También le he dicho en ocasiones a mis amigos —por pura provocación— que no quería tener un hijo porque no deseaba meter la mano en la caca de un bebé ni, más adelante, vivir con un adolescente que me menosprecie, como yo mismo lo hice con mi padre a esa edad. Además de mi ausencia de deseo de procrear, estas razones que doy son muy egoístas, ¿pero son verdaderas? A menudo digo que no quiero contribuir a la destrucción de la humanidad añadiéndole otro ser más —ya demasiado numerosa desde hace décadas— que, como bien sabemos, está destruyendo la tierra.

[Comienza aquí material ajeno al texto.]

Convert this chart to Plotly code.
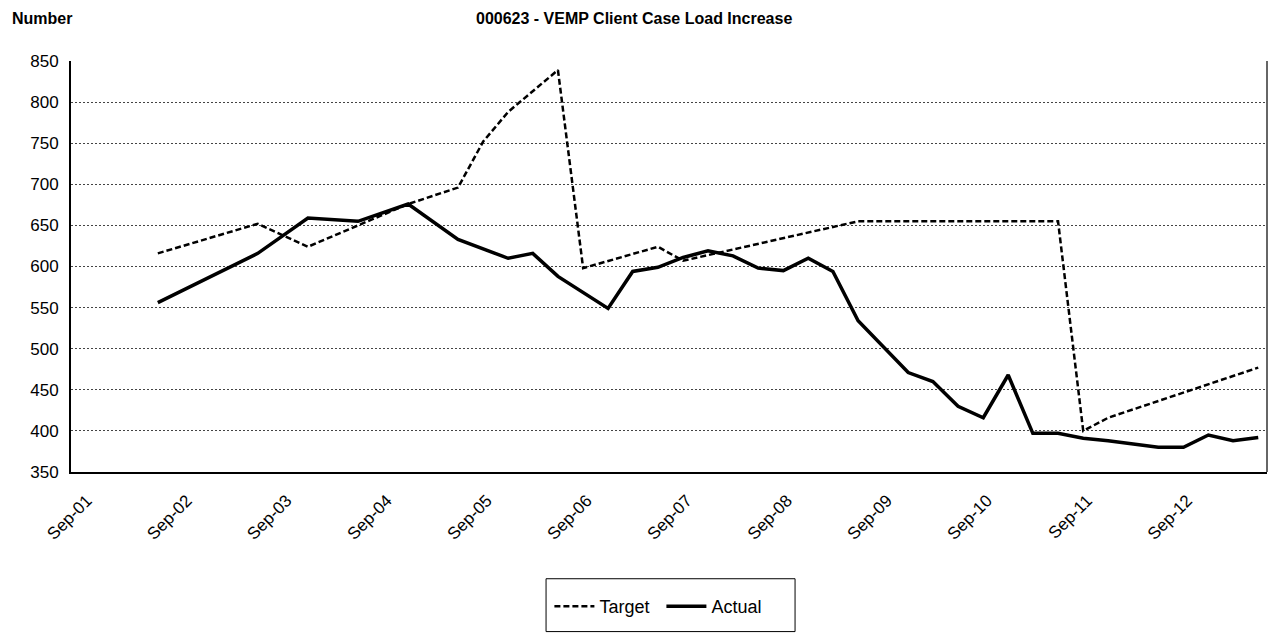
import plotly.graph_objects as go

# Quarter index k -> date: k=0 is Jun-2002, each step one quarter
target_k = [0, 4, 6, 8, 10, 12, 13, 14, 16, 17, 20, 21, 28, 36, 37, 38, 44]
target_v = [616, 652, 624, 650, 676, 696, 752, 788, 839, 598, 624, 607, 655, 655, 400, 416, 477]

actual_k = [0, 4, 6, 8, 10, 12, 14, 15, 16, 18, 19, 20, 21, 22, 23, 24, 25, 26, 27, 28,
            30, 31, 32, 33, 34, 35, 36, 37, 38, 39, 40, 41, 42, 43, 44]
actual_v = [556, 616, 659, 655, 676, 633, 610, 616, 588, 549, 594, 599, 611, 619, 613, 598, 595, 610, 594, 534,
            471, 460, 430, 416, 468, 397, 397, 391, 388, 384, 380, 380, 395, 388, 392]

tick_years = list(range(2001, 2013))
y_ticks = [350, 400, 450, 500, 550, 600, 650, 700, 750, 800, 850]


def k_to_date(k):
    m = 6 + 3 * k - 1
    return f"{2002 + m // 12}-{m % 12 + 1:02d}-01"


target_x = [k_to_date(k) for k in target_k]
actual_x = [k_to_date(k) for k in actual_k]
tick_vals = [f"{y}-09-15" for y in tick_years]
tick_text = [f"Sep-{y % 100:02d}" for y in tick_years]

FONT = "Liberation Sans, Arial, sans-serif"

fig = go.Figure()
fig.add_trace(go.Scatter(x=target_x, y=target_v, name="Target", mode="lines",
                         line=dict(color="black", width=2.5, dash="6px,3px")))
fig.add_trace(go.Scatter(x=actual_x, y=actual_v, name="Actual", mode="lines",
                         line=dict(color="black", width=3.5)))

fig.update_layout(
    width=1270, height=627,
    margin=dict(l=63, r=11, t=53, b=162),
    paper_bgcolor="white", plot_bgcolor="white",
    font=dict(family=FONT, size=16, color="black"),
    showlegend=True,
    legend=dict(orientation="h", x=0.400, xanchor="left", y=-0.324, yanchor="middle",
                borderwidth=0, font=dict(size=18), bgcolor="rgba(0,0,0,0)",
                itemwidth=40, entrywidth=57, traceorder="normal"),
    annotations=[
        dict(text="<b>Number</b>", xref="paper", yref="paper", x=-0.051, y=1.104,
             xanchor="left", yanchor="middle", showarrow=False, font=dict(size=16)),
        dict(text="<b>000623 - VEMP Client Case Load Increase</b>", xref="paper", yref="paper",
             x=0.4707, y=1.104, xanchor="center", yanchor="middle", showarrow=False, font=dict(size=16)),
    ],
    shapes=[
        dict(type="line", xref="paper", yref="paper", x0=1, x1=1, y0=0, y1=1,
             line=dict(color="#333", width=1.5)),
        dict(type="rect", xref="paper", yref="paper", x0=0.3972, x1=0.6054, y0=-0.2597, y1=-0.3883,
             line=dict(color="black", width=1)),
    ],
)
fig.update_xaxes(type="date", range=["2001-07-19", "2013-07-03"],
                 tickvals=tick_vals, ticktext=tick_text, tickangle=-45,
                 showgrid=False, showline=True, linecolor="black", linewidth=2,
                 ticks="", tickfont=dict(size=17), ticklabelstandoff=10)
fig.update_yaxes(range=[350, 850], tickvals=y_ticks, showgrid=True,
                 gridcolor="#444", griddash="2px,2px", gridwidth=1,
                 showline=True, linecolor="black", linewidth=2, ticks="",
                 tickfont=dict(size=17), zeroline=False, ticklabelstandoff=7)

fig.write_html("out.html")
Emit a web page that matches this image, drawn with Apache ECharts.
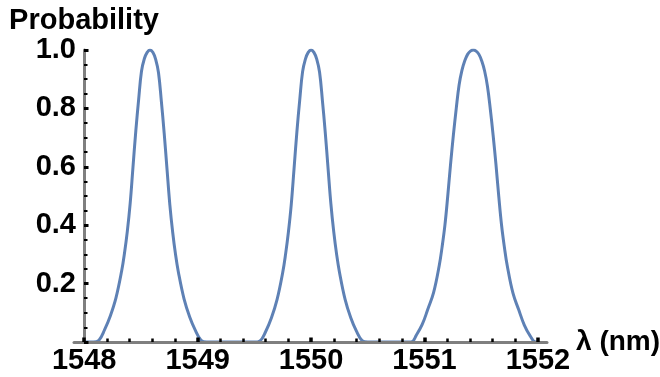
<!DOCTYPE html>
<html>
<head>
<meta charset="utf-8">
<script src="https://cdn.jsdelivr.net/npm/echarts@6/dist/echarts.min.js"></script>
<style>
  html, body { margin: 0; padding: 0; background: #fff; }
</style>
</head>
<body>
<div id="chart" style="width: 660px; height: 377px"></div>
<script>
// wavelength (nm)
const waveNm = [
  1548.00,
  1548.08, 1548.13, 1548.18, 1548.23, 1548.28, 1548.33, 1548.355, 1548.38, 1548.405, 1548.43, 1548.455,
  1548.48, 1548.505, 1548.53, 1548.555, 1548.58, 1548.605, 1548.63, 1548.655, 1548.68, 1548.705,
  1548.73, 1548.755, 1548.78, 1548.805, 1548.83, 1548.88, 1548.93, 1548.98, 1549.03, 1549.08,
  1549.50, 1549.55, 1549.60, 1549.65, 1549.70, 1549.75, 1549.775, 1549.80, 1549.825, 1549.85, 1549.875,
  1549.90, 1549.925, 1549.95, 1549.975, 1550.00, 1550.025, 1550.05, 1550.075, 1550.10, 1550.125,
  1550.15, 1550.175, 1550.20, 1550.225, 1550.25, 1550.30, 1550.35, 1550.40, 1550.45, 1550.50,
  1550.88, 1550.93, 1550.98, 1551.03, 1551.08, 1551.13, 1551.155, 1551.18, 1551.205, 1551.23, 1551.255,
  1551.28, 1551.305, 1551.33, 1551.355, 1551.38, 1551.405, 1551.43, 1551.455, 1551.48, 1551.505,
  1551.53, 1551.555, 1551.58, 1551.605, 1551.63, 1551.655, 1551.68, 1551.705, 1551.73, 1551.78,
  1551.83, 1551.88, 1551.93, 1551.98,
  1552.00
]
const probability = [
  0,
  0, 0.006, 0.042, 0.089, 0.151, 0.243, 0.304, 0.379, 0.474, 0.599, 0.723,
  0.831, 0.927, 0.970, 0.992, 1.0, 0.992, 0.968, 0.922, 0.825, 0.715,
  0.592, 0.470, 0.376, 0.300, 0.240, 0.148, 0.086, 0.040, 0.006, 0,
  0, 0.004, 0.036, 0.082, 0.145, 0.238, 0.300, 0.376, 0.470, 0.594, 0.720,
  0.828, 0.925, 0.969, 0.992, 1.0, 0.992, 0.969, 0.924, 0.827, 0.718,
  0.594, 0.472, 0.377, 0.301, 0.240, 0.146, 0.083, 0.037, 0.005, 0,
  0, 0.025, 0.060, 0.113, 0.169, 0.262, 0.325, 0.400, 0.500, 0.610, 0.710,
  0.800, 0.880, 0.930, 0.963, 0.985, 0.996, 1.0, 0.996, 0.985, 0.962,
  0.928, 0.876, 0.798, 0.708, 0.608, 0.498, 0.398, 0.323, 0.260, 0.167,
  0.111, 0.058, 0.022, 0,
  0
]

const xLabelValues = [1548, 1549, 1550, 1551, 1552]
const xMinorTicks  = [1548.2, 1548.4, 1548.6, 1548.8, 1549.2, 1549.4, 1549.6, 1549.8,
                      1550.2, 1550.4, 1550.6, 1550.8, 1551.2, 1551.4, 1551.6, 1551.8]

const font = { fontFamily: 'Liberation Sans, Arial, sans-serif', fontSize: 29, fontWeight: 'bold', color: '#000' }
const axisGray = '#7f7f7f'

const chart = echarts.init(document.getElementById('chart'))
chart.setOption({
  animation: false,
  grid: { left: 74, right: 113, top: 50, bottom: 35, outerBoundsMode: 'none' },
  xAxis: [{
    type: 'value',
    min: 1547.91,
    max: 1552.08,
    position: 'bottom',
    z: 10,
    name: 'λ (nm)',
    nameLocation: 'end',
    nameGap: 18,
    nameTextStyle: { ...font, fontSize: 28, align: 'left', verticalAlign: 'middle' },
    axisLine: { show: true, onZero: false, lineStyle: { color: axisGray, width: 3 } },
    axisTick: { show: true, inside: true, length: 3.5, customValues: xMinorTicks, lineStyle: { color: '#000', width: 2.5 } },
    axisLabel: { ...font, margin: 4, customValues: xLabelValues, formatter: v => String(Math.round(v)) },
    splitLine: { show: false },
  }, {
    type: 'value',
    min: 1547.91,
    max: 1552.08,
    position: 'bottom',
    z: 11,
    axisLine: { show: false },
    axisTick: { show: true, inside: true, length: 4.5, customValues: xLabelValues, lineStyle: { color: '#000', width: 3.5 } },
    axisLabel: { show: false },
    splitLine: { show: false },
  }],
  yAxis: {
    type: 'value',
    min: 0,
    max: 1,
    interval: 0.2,
    offset: -10,
    z: 10,
    name: 'Probability',
    nameLocation: 'end',
    nameGap: 29,
    nameTextStyle: { ...font, align: 'center', verticalAlign: 'middle' },
    axisLine: { show: true, onZero: false, lineStyle: { color: axisGray, width: 3 } },
    axisTick: { show: true, inside: true, length: 4.5, lineStyle: { color: '#000', width: 3 } },
    minorTick: { show: true, splitNumber: 4, length: 3.5, lineStyle: { color: '#000', width: 2 } },
    axisLabel: { ...font, margin: 8, showMinLabel: false, formatter: v => v.toFixed(1) },
    splitLine: { show: false },
    minorSplitLine: { show: false },
  },
  series: [{
    type: 'line',
    showSymbol: false,
    smooth: 0.4,
    z: 2,
    lineStyle: { color: '#5E81B5', width: 3 },
    data: waveNm.map((x, i) => [x, probability[i]]),
  }],
})
</script>
</body>
</html>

Pero la razón que me llevaría a tener hijos, si debo dar una, es egoísta. Sería para no morir solo: que haya un ser a mi lado junto a mi lecho de muerte, y acaso sentiría que mi vida se prolonga en esa vida que yo mismo le habría dado. Sin embargo, sé perfectamente que, con o sin hijos, exceptuado un accidente aéreo o un ilusorio suicidio colectivo, de cualquier modo, moriré solo. 

 

[1] En castellano es común que se diga tanto “Hijo de puta” como “Hija de puta”, según el caso. En cambio, en francés, el uso de “fille de pute” es infrecuente (N. del T.).